## Data shown

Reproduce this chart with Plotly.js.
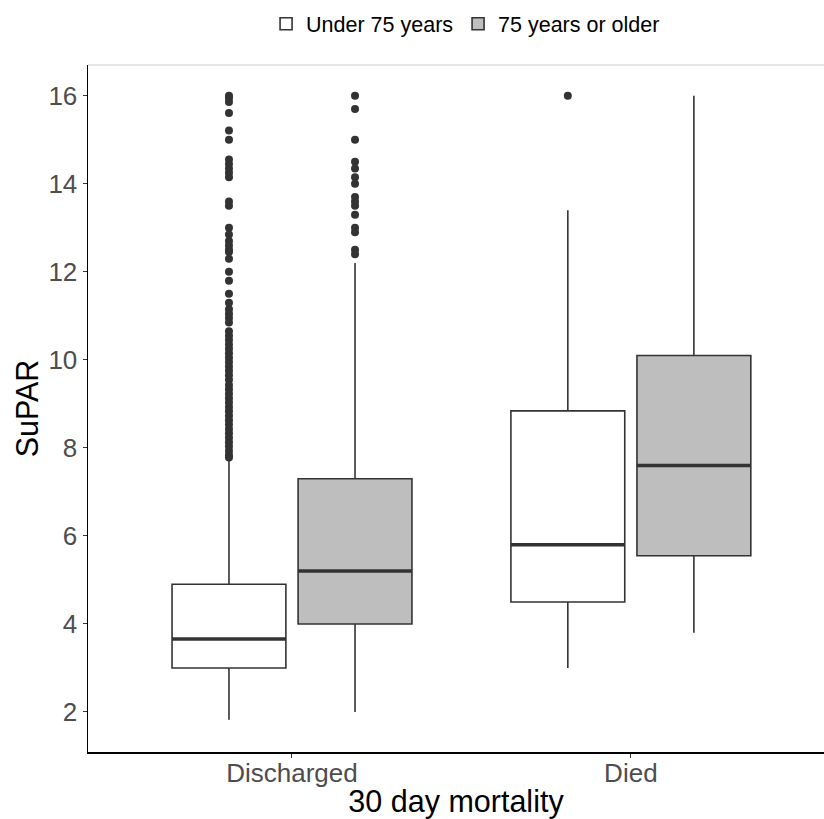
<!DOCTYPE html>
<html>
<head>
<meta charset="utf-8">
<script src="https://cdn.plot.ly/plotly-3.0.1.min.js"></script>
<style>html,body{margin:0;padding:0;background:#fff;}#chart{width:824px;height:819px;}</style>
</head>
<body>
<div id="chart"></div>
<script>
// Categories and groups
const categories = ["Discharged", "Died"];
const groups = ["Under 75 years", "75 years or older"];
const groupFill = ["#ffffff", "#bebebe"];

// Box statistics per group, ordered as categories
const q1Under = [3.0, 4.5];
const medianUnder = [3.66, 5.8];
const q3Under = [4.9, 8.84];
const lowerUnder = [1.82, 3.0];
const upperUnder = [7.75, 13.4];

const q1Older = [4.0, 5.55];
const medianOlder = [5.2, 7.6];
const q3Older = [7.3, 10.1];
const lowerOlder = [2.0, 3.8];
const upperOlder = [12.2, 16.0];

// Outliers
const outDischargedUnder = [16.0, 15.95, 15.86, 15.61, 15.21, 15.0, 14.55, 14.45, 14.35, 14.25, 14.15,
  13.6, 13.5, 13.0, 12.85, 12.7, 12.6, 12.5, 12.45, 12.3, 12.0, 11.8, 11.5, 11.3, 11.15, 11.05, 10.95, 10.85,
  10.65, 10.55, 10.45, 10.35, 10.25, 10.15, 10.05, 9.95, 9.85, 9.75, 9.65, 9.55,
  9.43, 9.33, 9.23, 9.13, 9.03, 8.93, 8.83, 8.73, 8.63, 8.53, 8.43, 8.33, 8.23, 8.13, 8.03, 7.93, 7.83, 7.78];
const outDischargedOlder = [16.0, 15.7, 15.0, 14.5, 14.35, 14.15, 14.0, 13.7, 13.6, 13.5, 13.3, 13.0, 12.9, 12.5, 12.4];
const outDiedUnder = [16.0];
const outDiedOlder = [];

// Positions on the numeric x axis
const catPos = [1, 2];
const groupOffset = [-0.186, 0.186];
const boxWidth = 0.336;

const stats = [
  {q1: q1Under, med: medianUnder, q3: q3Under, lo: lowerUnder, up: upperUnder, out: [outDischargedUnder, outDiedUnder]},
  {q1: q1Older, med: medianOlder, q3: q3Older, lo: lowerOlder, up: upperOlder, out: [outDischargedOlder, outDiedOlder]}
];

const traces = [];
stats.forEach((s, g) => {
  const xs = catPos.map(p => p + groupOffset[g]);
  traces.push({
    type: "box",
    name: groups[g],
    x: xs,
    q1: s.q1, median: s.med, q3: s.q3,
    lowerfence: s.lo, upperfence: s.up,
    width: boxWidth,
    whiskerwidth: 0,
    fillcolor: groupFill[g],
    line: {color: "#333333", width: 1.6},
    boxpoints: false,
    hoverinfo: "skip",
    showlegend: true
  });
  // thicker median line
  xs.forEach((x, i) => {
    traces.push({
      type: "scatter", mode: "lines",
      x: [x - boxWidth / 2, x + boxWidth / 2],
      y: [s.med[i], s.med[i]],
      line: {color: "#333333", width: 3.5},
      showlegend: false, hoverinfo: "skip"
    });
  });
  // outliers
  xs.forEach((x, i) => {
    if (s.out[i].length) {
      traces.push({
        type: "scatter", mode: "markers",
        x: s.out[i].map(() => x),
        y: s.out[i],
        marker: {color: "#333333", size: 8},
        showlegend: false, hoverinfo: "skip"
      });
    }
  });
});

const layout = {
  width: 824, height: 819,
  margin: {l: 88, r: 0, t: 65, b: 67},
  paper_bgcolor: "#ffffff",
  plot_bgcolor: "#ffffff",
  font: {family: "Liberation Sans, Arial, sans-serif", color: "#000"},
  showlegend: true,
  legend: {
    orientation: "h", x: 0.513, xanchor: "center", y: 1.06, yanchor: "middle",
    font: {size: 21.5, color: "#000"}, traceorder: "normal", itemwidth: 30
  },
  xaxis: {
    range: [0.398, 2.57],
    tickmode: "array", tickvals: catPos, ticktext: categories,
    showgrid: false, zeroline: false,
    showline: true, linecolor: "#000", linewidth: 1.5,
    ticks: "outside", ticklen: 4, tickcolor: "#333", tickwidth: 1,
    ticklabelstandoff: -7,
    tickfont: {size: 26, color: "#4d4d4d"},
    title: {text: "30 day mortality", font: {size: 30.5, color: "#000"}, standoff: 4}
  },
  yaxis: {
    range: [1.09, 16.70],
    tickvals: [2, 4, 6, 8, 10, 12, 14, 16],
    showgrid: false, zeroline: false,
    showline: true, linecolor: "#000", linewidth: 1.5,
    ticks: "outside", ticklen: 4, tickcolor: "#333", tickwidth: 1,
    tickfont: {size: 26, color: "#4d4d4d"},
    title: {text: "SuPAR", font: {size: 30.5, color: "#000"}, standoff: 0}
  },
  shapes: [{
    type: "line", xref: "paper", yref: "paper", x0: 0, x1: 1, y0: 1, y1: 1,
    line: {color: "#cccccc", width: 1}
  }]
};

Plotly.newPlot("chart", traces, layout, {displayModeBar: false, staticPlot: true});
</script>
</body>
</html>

## What you will do
Print, exactly as written, the lines above from the first one to the one containing "const upperOlder = [12.2, 16.0];". Leave out pictures.

## Result below
Reproduce this chart with Plotly.js.
<!DOCTYPE html>
<html>
<head>
<meta charset="utf-8">
<script src="https://cdn.plot.ly/plotly-3.0.1.min.js"></script>
<style>html,body{margin:0;padding:0;background:#fff;}#chart{width:824px;height:819px;}</style>
</head>
<body>
<div id="chart"></div>
<script>
// Categories and groups
const categories = ["Discharged", "Died"];
const groups = ["Under 75 years", "75 years or older"];
const groupFill = ["#ffffff", "#bebebe"];

// Box statistics per group, ordered as categories
const q1Under = [3.0, 4.5];
const medianUnder = [3.66, 5.8];
const q3Under = [4.9, 8.84];
const lowerUnder = [1.82, 3.0];
const upperUnder = [7.75, 13.4];

const q1Older = [4.0, 5.55];
const medianOlder = [5.2, 7.6];
const q3Older = [7.3, 10.1];
const lowerOlder = [2.0, 3.8];
const upperOlder = [12.2, 16.0];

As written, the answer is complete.